● What is required
Exactly the lines from the line containing "Clone this chart in Plotly." through the line containing "fig = go.Figure()" are to be echoed, with both included and pictures left out.

● Entries provided
• • •

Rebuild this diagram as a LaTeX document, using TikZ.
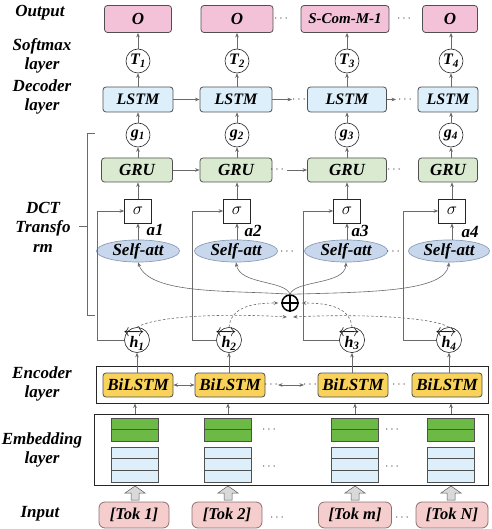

• • •

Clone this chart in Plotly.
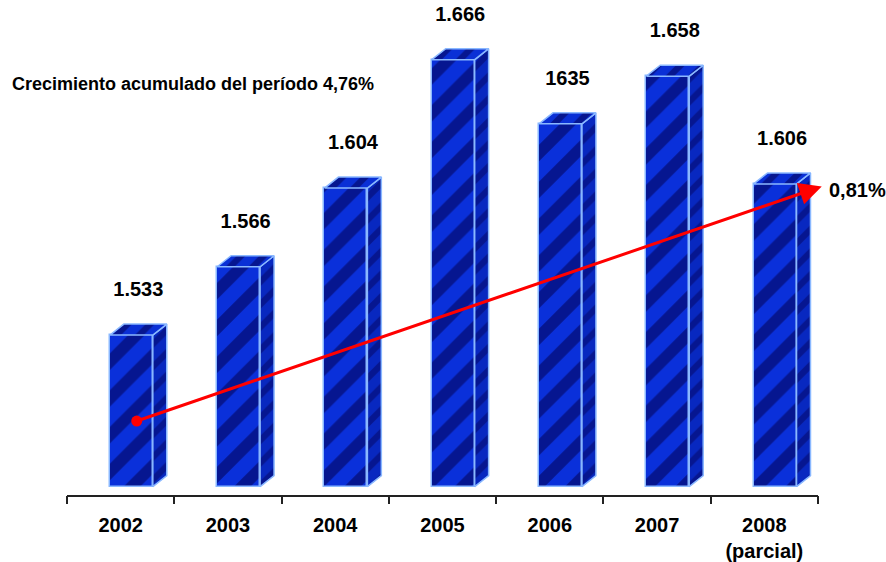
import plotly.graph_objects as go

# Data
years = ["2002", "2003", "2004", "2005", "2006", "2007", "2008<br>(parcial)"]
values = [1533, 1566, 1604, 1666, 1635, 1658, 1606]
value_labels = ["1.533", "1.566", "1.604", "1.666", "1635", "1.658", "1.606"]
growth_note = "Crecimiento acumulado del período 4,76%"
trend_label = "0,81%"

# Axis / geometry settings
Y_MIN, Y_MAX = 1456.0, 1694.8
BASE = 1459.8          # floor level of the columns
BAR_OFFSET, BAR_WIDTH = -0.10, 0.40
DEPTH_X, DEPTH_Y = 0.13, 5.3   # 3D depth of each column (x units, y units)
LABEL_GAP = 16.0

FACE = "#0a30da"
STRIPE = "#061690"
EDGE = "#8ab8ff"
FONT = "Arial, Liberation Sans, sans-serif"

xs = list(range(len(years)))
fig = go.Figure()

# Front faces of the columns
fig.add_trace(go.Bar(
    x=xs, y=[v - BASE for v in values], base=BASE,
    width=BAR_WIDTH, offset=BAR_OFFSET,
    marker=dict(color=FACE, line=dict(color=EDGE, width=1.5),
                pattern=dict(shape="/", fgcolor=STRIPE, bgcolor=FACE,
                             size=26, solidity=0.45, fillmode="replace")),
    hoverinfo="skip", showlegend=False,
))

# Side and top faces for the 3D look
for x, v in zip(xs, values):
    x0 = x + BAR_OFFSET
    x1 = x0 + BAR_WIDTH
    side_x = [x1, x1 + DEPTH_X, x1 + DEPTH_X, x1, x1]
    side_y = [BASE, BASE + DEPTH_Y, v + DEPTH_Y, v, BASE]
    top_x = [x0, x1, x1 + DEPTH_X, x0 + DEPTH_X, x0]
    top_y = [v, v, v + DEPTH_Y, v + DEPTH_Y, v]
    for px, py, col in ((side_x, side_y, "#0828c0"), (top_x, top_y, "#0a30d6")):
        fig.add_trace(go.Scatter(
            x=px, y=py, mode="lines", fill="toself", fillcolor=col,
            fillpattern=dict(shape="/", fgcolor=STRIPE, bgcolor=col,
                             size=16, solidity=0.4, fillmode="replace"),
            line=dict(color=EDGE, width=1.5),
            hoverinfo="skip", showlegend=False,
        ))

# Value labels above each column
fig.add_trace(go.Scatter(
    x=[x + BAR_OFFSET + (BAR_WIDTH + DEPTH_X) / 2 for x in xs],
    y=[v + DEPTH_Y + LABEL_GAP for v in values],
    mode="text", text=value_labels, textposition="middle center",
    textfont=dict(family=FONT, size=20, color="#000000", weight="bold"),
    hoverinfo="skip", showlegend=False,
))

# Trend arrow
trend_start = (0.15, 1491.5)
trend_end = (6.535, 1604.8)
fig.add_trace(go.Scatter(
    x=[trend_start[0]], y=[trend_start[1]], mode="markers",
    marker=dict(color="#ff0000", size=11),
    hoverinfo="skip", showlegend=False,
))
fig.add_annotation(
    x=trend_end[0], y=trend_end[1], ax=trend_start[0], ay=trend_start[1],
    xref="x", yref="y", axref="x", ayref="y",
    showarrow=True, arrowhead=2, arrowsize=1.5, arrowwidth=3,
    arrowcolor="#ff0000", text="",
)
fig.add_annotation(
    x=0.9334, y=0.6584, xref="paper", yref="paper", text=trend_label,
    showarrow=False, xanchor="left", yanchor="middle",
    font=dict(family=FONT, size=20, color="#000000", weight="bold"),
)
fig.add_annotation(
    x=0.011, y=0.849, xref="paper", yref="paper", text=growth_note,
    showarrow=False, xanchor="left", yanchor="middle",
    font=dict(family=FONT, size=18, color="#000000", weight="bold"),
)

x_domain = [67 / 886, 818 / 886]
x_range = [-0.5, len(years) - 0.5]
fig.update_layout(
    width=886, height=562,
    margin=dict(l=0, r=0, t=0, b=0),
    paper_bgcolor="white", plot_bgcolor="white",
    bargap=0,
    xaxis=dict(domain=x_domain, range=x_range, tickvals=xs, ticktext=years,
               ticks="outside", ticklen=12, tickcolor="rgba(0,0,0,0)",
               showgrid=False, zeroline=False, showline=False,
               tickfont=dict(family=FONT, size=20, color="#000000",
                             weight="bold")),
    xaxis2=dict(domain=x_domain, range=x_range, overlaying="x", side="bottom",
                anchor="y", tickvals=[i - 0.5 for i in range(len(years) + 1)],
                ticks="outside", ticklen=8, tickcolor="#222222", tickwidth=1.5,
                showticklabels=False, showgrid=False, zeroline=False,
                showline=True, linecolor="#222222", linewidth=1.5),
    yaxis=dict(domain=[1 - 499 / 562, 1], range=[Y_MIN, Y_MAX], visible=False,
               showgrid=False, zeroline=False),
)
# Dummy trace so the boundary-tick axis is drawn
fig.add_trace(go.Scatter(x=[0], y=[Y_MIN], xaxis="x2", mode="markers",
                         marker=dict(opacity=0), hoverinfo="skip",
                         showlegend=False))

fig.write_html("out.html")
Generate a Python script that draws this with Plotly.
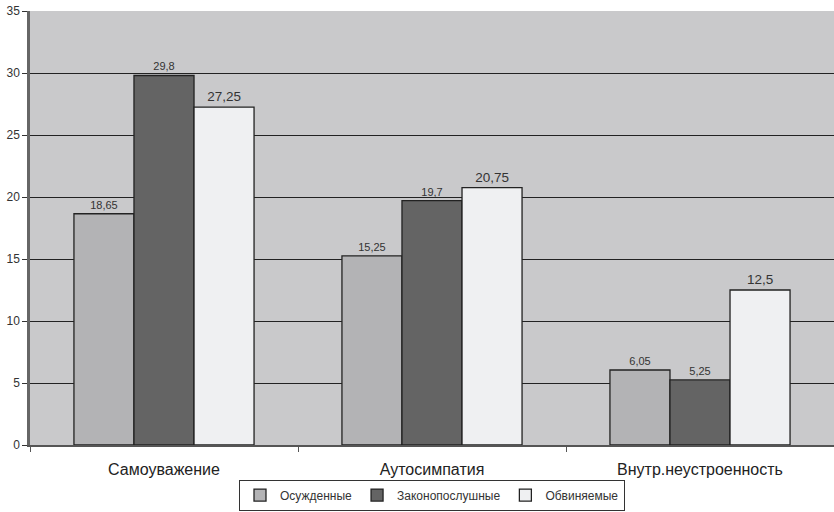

• • •

● Result for this task
Clone this chart in Plotly.
import plotly.graph_objects as go

# Data
years = ["2002", "2003", "2004", "2005", "2006", "2007", "2008<br>(parcial)"]
values = [1533, 1566, 1604, 1666, 1635, 1658, 1606]
value_labels = ["1.533", "1.566", "1.604", "1.666", "1635", "1.658", "1.606"]
growth_note = "Crecimiento acumulado del período 4,76%"
trend_label = "0,81%"

# Axis / geometry settings
Y_MIN, Y_MAX = 1456.0, 1694.8
BASE = 1459.8          # floor level of the columns
BAR_OFFSET, BAR_WIDTH = -0.10, 0.40
DEPTH_X, DEPTH_Y = 0.13, 5.3   # 3D depth of each column (x units, y units)
LABEL_GAP = 16.0

FACE = "#0a30da"
STRIPE = "#061690"
EDGE = "#8ab8ff"
FONT = "Arial, Liberation Sans, sans-serif"

xs = list(range(len(years)))
fig = go.Figure()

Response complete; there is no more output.